Artigo de João Otávio Macêdo – OS CEM ESPERADOS DIAS


“Fica difícil entender como um político oriundo do parlamento tente se distanciar das suas origens e isso poderá custar caro”


Não vejo muita lógica nessa espera ansiosa pelos cem primeiros dias de governo, quando se inicia um novo período, tanto no executivo quanto no legislativo. Primeiro pelo fato de cem dias serem insuficientes para mudar um país com inúmeras carências, com tantos desempregados e, principalmente, depois de três sucessivos governos que meteram a mão nos recursos públicos sem dó nem piedade; desarmar o mal feito dos petistas vai levar muito tempo e tenho minhas dúvidas se isso será totalmente conseguido; esses cem dias prestam-se mais para a oposição cutucar o governo, pois motivo não falta.
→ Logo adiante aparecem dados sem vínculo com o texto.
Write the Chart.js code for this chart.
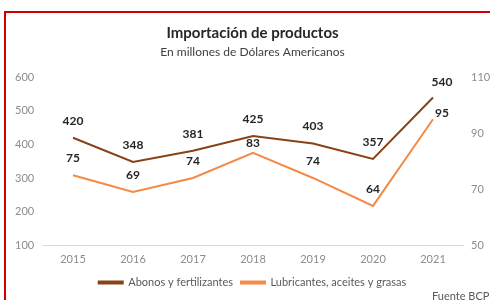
<!DOCTYPE html>
<html>
<head>
<meta charset="utf-8">
<script src="https://cdn.jsdelivr.net/npm/chart.js@4.4.0/dist/chart.umd.min.js"></script>
<style>
  body{margin:0;background:#fff;}
  #wrap{position:absolute;left:0;top:0;width:490px;height:300px;}
  #frame{position:absolute;left:4px;top:11px;width:500px;height:300px;border:2px solid #d00000;box-sizing:border-box;pointer-events:none;}
  #src{position:absolute;left:432px;top:289px;font:11px Lato,sans-serif;color:#595959;white-space:nowrap;}
</style>
</head>
<body>
<div id="wrap"><canvas id="myChart" width="490" height="300"></canvas></div>
<div id="frame"></div>
<div id="src">Fuente BCP</div>
<script>
var years=["2015","2016","2017","2018","2019","2020","2021"];
var abonos=[420,348,381,425,403,357,540];
var lubricantes=[75,69,74,83,74,64,95];
var leftTicks=[100,200,300,400,500,600];
var rightTicks=[50,70,90,110];

// etiquetas de valores encima de cada punto
var valueLabels={
    id:"valueLabels",
    afterDatasetsDraw:function(chart){
        var ctx=chart.ctx;
        ctx.save();
        ctx.font="bold 12px Lato, sans-serif";
        ctx.fillStyle="#262626";
        ctx.textAlign="center";
        ctx.textBaseline="middle";
        var last=years.length-1;
        chart.data.datasets.forEach(function(ds,i){
            var meta=chart.getDatasetMeta(i);
            meta.data.forEach(function(pt,j){
                var x=pt.x, y=pt.y-17;
                if(j==last){
                    x=pt.x+9;
                    y=(i==0)?pt.y-15:pt.y-6;
                }
                if(i==1 && j==3) y=pt.y-10; // 83 queda bajo la otra linea
                ctx.fillText(ds.data[j],x,y);
            });
        });
        ctx.restore();
    }
};

var ctx=document.getElementById("myChart").getContext("2d");
var chart=new Chart(ctx,{
    type:"line",
    data:{
        labels:years,
        datasets:[{
            label:"Abonos y fertilizantes",
            data:abonos,
            yAxisID:"y",
            borderColor:"#874316",
            backgroundColor:"#874316",
            borderWidth:2,
            pointRadius:0,
            tension:0
        },{
            label:"Lubricantes, aceites y grasas",
            data:lubricantes,
            yAxisID:"y1",
            borderColor:"#f48a45",
            backgroundColor:"#f48a45",
            borderWidth:2,
            pointRadius:0,
            tension:0
        }]
    },
    options:{
        responsive:false,
        animation:false,
        layout:{padding:{top:24,left:15,right:0,bottom:2}},
        plugins:{
            title:{
                display:true,
                text:"Importación de productos",
                color:"#262626",
                font:{family:"Lato",size:15,weight:"bold"},
                padding:{top:0,bottom:3}
            },
            subtitle:{
                display:true,
                text:"En millones de Dólares Americanos",
                color:"#404040",
                font:{family:"Lato",size:12},
                padding:{top:0,bottom:18}
            },
            legend:{
                position:"bottom",
                labels:{
                    boxWidth:24,
                    boxHeight:2,
                    color:"#595959",
                    font:{family:"Lato",size:11},
                    padding:8
                }
            },
            tooltip:{enabled:false}
        },
        scales:{
            x:{
                offset:true,
                afterFit:function(ax){ax.height=24;},
                grid:{display:false,tickLength:0},
                border:{display:true,color:"#d9d9d9"},
                ticks:{color:"#8c8c8c",font:{family:"Lato",size:11},padding:8}
            },
            y:{
                position:"left",
                min:100,max:600,
                afterBuildTicks:function(ax){ax.ticks=leftTicks.map(function(v){return {value:v};});},
                afterFit:function(ax){ax.width=28;},
                grid:{display:false},
                border:{display:false},
                ticks:{color:"#8c8c8c",font:{family:"Lato",size:11},padding:10,crossAlign:"far"}
            },
            y1:{
                position:"right",
                min:50,max:110,
                afterBuildTicks:function(ax){ax.ticks=rightTicks.map(function(v){return {value:v};});},
                afterFit:function(ax){ax.width=27;},
                grid:{display:false,tickLength:0},
                border:{display:false},
                ticks:{color:"#8c8c8c",font:{family:"Lato",size:11},padding:8}
            }
        }
    },
    plugins:[valueLabels]
});
</script>
</body>
</html>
O capitão-presidente elegeu-se utilizando-se, e muito bem, das chamadas redes sociais, derrubando a crença de que só venceria  as eleições  quem tivesse mais inserção na televisão e pagasse fortuna aos “marqueteiros”, que deitaram e rolaram por muitos anos. Sendo vencedor, no ultimo pleito, continua utilizando-se das tais redes para se comunicar com o seu eleitorado, o que tem merecido elogios e ataques, principalmente por não dar muita importância ao congresso nacional, justo ele que frequentou os salões e os corredores do congresso por mais de 20 anos. Fica difícil entender como um político oriundo do parlamento tente se distanciar das suas origens e isso poderá custar caro, pois já aconteceu com outros presidentes, que menosprezaram o congresso, mesmo sabendo-se que ali é um “vespeiro”; a maioria dos deputados e senadores – e não todos, é bom salientar – está mesmo atrás de tirar uma “casquinha” e emplacar em cargos, nos escalões inferiores, parentes e protegidos. Os escândalos que estouraram a partir de 2005 são uma mostra inequívoca da arte sorrateira desses espertalhões e essa prática, já arraigada no mundo da política não desaparece em pouco tempo.

Mesmo os generais-presidentes, que governaram no sempre citado “período ditatorial”, tiveram as suas dificuldades; lembro-me bem que o general Ernesto Geisel, que não gostava de dar entrevistas, mas quebrava um pouco esse silêncio quando viajava, numa dessas viagens, ao Japão, disse a um repórter que o entrevistava. que o dia mais feliz de sua vida seria quando deixasse a Presidência  da República; o seu sucessor, o também general João Batista de Oliveira Figueiredo, mostrava-se aborrecido no cargo, padecia de dores na coluna que, milagrosamente ou não, desaparecia  quando saía de Brasília. Não sou frequentador das redes sociais, mas soube que o Bolsonaro andou dizendo não ter apego à presidência, pois o que ele gostava, mesmo, era do Exército, de onde saiu para ocupar cargo político. No exército, tal como nas duas outras corporações que constituem as nossas forças armadas, prima-se pela ordem, pela disciplina e pela hierarquia, muito, mas muito diferente mesmo, do mundo complexo da política.

Goste, ou não, o presidente terá que dialogar, mais dia menos dia, com as “brilhantes cabeças”, salvo as honrosas exceções, encontradas naquele “serpentário” chamado Congresso Nacional. É o preço da democracia.